Well, to listen to Gov. Arnold Schwarzenegger’s plans to close the state’s yawning $24 billion budget gap, he’s looking for the Legislature to make all those trims and more and get it done by the end of the month, please.
But does the governor really expect these particular cuts to be made, or is he trying to raise to raise a clamor from outraged Californians to show legislators just how grim the state’s budget situation really is?
People who study this type of stuff call it the Washington Monument ploy: a bureaucratic maneuver that suggests the most drastic and dramatic cuts possible – like closing the Washington Monument – and warns politicians that this is what’s going to happen unless they come up with an alternative.
In April, for example, Contra Costa District Attorney Robert Kochly sent local police chiefs a note saying that because of budget cuts, his office would no longer prosecute a laundry list of minor crimes, including shoplifting, vandalism, low-end drug cases and all but the most dangerous traffic offenses.

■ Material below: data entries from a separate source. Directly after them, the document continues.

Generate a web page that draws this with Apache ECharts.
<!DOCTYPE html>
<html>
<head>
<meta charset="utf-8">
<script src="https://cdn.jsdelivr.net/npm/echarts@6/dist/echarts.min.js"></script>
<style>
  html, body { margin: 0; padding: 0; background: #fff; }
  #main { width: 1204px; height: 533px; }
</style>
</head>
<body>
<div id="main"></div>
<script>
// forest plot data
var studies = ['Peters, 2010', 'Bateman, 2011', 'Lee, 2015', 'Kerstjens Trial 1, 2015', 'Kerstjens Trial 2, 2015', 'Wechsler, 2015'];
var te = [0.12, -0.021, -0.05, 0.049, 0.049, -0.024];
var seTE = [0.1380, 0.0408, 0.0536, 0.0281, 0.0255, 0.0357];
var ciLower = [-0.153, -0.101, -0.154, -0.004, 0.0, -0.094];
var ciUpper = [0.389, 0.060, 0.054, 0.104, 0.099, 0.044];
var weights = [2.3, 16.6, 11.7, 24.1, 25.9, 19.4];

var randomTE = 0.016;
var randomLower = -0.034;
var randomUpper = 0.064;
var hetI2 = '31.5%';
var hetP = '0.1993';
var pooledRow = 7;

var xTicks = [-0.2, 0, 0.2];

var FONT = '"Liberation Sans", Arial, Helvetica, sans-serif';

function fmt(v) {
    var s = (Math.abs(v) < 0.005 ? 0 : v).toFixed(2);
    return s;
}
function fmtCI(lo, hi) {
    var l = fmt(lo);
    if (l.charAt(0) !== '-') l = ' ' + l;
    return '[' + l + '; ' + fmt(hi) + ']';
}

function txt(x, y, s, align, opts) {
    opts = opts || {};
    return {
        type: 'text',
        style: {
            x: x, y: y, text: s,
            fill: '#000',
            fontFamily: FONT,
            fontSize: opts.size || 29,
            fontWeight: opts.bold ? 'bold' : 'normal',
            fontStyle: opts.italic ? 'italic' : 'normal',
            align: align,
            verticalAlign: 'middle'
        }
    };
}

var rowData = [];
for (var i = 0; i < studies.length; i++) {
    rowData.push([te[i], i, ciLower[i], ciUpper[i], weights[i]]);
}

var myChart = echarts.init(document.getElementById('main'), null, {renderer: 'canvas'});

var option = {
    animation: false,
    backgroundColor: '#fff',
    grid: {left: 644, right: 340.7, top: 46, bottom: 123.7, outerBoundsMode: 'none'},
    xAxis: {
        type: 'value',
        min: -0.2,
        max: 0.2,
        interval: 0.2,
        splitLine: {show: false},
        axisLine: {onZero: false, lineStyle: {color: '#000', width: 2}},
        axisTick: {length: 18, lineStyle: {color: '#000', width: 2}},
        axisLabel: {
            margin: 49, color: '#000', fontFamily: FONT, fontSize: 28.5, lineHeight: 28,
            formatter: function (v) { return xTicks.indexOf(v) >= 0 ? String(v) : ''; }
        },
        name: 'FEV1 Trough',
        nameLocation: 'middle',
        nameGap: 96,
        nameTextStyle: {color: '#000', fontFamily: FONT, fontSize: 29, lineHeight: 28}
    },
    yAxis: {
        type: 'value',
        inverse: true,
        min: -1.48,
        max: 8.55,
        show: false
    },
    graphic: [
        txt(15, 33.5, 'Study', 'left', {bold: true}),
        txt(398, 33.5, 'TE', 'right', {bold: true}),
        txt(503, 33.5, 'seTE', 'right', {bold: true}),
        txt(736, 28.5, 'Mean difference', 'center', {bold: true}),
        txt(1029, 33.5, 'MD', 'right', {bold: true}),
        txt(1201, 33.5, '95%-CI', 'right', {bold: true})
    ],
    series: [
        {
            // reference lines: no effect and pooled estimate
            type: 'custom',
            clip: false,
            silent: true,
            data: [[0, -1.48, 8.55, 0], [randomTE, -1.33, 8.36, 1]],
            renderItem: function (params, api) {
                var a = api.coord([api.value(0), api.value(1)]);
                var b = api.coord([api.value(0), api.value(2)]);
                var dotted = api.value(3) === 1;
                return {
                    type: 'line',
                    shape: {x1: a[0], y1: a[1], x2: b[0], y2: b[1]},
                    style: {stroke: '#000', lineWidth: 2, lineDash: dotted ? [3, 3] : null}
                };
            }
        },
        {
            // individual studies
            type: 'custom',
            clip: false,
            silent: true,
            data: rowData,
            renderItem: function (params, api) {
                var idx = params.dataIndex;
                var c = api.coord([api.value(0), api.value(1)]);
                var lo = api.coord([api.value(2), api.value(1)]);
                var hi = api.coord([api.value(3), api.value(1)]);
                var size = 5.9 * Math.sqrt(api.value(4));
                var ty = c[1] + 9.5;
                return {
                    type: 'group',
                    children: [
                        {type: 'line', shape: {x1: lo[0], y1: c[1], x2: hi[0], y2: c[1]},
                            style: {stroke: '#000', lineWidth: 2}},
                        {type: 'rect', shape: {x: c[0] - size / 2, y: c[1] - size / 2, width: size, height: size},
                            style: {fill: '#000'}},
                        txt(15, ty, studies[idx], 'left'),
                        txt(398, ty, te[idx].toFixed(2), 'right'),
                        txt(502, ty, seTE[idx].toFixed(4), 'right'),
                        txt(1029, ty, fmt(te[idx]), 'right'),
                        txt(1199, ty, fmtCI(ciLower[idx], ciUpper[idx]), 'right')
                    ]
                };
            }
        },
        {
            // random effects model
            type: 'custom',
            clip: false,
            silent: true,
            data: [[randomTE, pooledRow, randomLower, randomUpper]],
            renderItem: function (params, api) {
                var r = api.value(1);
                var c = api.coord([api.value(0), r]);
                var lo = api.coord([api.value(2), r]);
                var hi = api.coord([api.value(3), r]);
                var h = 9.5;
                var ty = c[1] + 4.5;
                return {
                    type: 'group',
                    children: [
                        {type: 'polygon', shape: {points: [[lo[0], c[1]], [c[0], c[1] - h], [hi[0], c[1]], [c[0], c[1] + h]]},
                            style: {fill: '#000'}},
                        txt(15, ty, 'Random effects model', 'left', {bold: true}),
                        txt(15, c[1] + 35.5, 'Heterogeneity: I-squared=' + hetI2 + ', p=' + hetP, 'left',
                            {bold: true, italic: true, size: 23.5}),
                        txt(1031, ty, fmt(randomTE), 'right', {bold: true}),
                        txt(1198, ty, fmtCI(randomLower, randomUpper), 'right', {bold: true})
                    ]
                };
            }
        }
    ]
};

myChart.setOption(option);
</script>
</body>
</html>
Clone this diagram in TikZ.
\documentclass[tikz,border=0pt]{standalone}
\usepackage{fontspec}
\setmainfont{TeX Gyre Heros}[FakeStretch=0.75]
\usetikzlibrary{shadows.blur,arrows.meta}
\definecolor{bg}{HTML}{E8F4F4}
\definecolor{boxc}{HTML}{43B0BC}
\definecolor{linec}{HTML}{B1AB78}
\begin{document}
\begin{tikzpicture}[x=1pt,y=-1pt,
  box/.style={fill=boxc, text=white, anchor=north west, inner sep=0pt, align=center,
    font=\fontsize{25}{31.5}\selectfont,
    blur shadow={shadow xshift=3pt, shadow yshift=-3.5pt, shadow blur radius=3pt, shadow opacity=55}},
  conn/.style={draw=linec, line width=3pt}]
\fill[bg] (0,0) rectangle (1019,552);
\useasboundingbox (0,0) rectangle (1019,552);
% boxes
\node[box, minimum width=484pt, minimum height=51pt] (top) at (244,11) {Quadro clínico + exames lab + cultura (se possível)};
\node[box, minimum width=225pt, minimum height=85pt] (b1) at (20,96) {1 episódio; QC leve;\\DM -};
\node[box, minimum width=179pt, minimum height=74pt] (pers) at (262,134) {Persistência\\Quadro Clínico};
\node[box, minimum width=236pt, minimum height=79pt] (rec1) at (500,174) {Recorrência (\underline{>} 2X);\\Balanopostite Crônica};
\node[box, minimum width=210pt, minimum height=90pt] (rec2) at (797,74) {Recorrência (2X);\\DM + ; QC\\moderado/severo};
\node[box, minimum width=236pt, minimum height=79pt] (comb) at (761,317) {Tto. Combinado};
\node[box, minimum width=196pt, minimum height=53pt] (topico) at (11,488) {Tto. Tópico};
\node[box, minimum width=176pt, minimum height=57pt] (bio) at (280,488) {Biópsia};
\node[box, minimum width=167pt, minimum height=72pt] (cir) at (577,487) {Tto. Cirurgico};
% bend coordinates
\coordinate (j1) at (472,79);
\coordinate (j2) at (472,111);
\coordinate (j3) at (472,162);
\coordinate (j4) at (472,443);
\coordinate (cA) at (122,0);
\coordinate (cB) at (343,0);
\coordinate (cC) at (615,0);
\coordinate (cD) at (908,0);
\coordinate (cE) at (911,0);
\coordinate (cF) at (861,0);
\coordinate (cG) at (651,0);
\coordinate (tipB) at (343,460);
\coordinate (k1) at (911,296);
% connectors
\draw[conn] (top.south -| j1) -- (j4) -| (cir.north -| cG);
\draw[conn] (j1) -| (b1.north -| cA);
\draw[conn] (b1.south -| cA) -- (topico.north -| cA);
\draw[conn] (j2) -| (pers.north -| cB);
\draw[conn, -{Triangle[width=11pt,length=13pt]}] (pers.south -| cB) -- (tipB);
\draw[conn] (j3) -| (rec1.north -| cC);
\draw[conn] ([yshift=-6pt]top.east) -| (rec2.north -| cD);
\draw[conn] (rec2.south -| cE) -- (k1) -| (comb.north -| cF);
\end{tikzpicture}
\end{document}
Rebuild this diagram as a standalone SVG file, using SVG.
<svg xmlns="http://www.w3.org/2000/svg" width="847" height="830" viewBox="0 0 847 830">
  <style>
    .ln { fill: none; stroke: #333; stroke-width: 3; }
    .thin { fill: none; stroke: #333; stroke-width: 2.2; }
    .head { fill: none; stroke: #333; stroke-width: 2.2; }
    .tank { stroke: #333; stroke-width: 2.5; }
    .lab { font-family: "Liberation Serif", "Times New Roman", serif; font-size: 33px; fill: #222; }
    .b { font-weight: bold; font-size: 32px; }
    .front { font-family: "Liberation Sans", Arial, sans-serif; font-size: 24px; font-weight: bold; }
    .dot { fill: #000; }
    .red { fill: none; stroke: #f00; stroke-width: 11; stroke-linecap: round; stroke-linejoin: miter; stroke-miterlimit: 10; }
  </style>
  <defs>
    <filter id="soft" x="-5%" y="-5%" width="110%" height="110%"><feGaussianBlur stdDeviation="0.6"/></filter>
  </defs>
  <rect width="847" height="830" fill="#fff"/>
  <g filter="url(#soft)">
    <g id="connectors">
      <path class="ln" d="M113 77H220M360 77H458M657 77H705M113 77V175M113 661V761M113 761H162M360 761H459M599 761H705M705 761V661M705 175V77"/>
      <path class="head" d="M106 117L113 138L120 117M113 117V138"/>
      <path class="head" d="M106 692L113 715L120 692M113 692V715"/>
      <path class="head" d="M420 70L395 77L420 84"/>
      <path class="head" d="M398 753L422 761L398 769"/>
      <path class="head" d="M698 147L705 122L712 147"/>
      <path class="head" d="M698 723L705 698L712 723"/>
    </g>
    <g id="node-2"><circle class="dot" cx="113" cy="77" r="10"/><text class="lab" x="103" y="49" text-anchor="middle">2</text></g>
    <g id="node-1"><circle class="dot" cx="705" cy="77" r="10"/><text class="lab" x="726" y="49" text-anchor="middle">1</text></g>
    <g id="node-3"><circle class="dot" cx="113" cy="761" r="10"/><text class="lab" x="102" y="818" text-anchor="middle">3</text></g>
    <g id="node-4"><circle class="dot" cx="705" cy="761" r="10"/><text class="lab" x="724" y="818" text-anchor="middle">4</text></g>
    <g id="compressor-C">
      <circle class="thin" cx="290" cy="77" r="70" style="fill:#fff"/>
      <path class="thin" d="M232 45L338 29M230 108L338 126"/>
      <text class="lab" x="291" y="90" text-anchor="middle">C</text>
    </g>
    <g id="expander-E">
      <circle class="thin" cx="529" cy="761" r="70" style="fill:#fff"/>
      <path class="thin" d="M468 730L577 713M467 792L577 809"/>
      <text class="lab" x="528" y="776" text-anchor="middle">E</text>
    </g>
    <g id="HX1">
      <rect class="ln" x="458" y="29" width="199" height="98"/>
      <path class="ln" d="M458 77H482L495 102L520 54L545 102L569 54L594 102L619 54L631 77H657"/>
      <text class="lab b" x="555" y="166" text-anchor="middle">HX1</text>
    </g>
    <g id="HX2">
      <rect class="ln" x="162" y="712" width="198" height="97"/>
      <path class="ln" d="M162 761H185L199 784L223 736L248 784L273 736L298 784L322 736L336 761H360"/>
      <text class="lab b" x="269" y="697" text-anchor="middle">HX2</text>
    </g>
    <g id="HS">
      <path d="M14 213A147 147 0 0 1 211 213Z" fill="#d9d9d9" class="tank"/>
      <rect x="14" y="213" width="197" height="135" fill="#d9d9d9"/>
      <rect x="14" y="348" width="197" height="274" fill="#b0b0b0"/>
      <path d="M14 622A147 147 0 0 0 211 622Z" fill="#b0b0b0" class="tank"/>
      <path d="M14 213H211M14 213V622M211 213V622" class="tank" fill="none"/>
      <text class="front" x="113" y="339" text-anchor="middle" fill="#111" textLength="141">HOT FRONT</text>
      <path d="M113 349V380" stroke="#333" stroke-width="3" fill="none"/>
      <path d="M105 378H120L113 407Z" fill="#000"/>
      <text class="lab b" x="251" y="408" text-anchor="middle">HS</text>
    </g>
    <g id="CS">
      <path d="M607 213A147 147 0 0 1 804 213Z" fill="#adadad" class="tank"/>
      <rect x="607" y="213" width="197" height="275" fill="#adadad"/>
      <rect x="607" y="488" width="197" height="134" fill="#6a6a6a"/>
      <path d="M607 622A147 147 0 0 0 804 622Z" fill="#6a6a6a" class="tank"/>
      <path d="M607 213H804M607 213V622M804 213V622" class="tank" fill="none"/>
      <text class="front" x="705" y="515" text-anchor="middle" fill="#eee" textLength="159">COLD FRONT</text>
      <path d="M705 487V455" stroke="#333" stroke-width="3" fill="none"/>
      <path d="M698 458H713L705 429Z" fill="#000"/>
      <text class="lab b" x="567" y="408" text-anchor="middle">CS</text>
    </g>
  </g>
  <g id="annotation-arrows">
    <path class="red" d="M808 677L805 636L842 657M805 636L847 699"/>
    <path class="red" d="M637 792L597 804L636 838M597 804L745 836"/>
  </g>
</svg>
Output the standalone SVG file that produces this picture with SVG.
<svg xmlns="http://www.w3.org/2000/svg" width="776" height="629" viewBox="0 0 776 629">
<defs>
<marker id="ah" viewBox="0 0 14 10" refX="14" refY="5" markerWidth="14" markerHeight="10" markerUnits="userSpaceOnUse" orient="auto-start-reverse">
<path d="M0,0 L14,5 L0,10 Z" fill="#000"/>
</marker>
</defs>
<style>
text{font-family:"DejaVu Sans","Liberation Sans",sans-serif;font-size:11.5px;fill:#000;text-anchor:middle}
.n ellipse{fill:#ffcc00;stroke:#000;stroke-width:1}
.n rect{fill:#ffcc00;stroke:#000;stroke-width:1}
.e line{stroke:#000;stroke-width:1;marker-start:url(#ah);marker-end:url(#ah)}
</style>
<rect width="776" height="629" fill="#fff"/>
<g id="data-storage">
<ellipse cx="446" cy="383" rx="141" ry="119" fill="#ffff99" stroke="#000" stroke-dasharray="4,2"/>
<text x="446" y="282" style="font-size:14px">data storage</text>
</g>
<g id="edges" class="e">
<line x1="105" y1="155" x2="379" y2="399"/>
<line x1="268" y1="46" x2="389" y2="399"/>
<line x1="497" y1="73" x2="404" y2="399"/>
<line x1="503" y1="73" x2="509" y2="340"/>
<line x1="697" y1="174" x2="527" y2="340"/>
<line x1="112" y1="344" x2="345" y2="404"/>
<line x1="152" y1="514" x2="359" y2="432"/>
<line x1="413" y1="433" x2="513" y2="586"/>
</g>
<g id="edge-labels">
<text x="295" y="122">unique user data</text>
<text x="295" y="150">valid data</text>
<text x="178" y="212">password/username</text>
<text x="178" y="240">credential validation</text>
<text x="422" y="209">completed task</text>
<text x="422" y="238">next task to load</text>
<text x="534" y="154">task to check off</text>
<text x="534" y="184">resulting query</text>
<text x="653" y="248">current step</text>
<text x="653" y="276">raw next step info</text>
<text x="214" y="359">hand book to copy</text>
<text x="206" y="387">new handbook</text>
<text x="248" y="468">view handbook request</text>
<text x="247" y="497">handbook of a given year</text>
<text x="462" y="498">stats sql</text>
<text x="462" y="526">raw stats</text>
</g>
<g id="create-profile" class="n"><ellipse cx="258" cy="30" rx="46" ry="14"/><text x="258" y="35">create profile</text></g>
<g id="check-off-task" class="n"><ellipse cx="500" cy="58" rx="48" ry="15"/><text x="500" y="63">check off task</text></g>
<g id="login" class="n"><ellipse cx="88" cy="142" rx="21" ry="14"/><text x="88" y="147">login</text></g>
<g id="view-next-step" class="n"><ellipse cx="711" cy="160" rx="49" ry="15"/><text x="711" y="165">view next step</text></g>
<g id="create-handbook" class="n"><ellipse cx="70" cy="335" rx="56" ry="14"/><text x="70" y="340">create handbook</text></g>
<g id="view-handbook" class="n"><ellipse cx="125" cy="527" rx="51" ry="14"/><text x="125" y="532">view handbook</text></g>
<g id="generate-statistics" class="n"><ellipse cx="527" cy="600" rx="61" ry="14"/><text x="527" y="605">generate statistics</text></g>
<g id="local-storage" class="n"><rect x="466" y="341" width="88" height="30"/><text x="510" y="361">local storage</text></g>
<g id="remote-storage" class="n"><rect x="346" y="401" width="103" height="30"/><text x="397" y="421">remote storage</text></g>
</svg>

The prospect of hanging the equivalent of a “Graffiti Artists and Drug Users Welcome” sign over the county brought instant howls from both cops and voters. Within days, county supervisors called an emergency meeting and promised Kochly that they would work to find him some money.
The district attorney then announced that he’d managed to come up with the cash needed to keep prosecuting those crimes until the fall, which curiously enough is when the supervisors said they’d have a fix for his department’s money problems.
Now there was no argument that Kochly’s department was facing a financial crunch. But until he put those problems in stark terms that everyone – including, most importantly, voters – could understand, the bureaucratic train was moving slowly.
So when Schwarzenegger announced his proposed cuts, he put out an absolute worst case scenario, chock-full not only of reductions that the Republicans and Democrats in the Legislature don’t like, but also of fixes they flat out, no way, no how, are going to let happen.
Maybe Republicans don’t have any problem with eliminating the CalWorks welfare program or cutting the pay of state workers. But how do they feel about boosting state income tax withholding by 10 percent or letting thousands of low-risk offenders out of prison to save money?
Democrats might be willing to “borrow” nearly $2 billion from cities and counties or reduce Medi-Cal payments to participating hospitals. But what about huge cuts in payments to state schools or eliminating in-home assistance to many of the state’s poorest elderly and disabled residents?
And what’s going to happen when legislators started getting flooded with e-mails from constituents who are beginning to realize that the cutbacks could cost their kids a spot at a state college or that when they call the Poison Center after the baby swallows some aspirin all they’re going to get in a “number not in service” message?
Schwarzenegger has the easier part of the budget dance right now, since all he has to do is show the Legislature a way – one way – to make the books balance. And if the other politicians don’t like it, well, let’s see your plan. And find the votes for it.
It’s a little like the farmer who, when asked how to get a mule to work, cracked the critter over the head with a stick.
“First,” he said, “you have to get his attention.”
With his devastating list of suggested budget cuts, the governor now has everyone’s attention.
John Wildermuth is a long-time writer on California politics.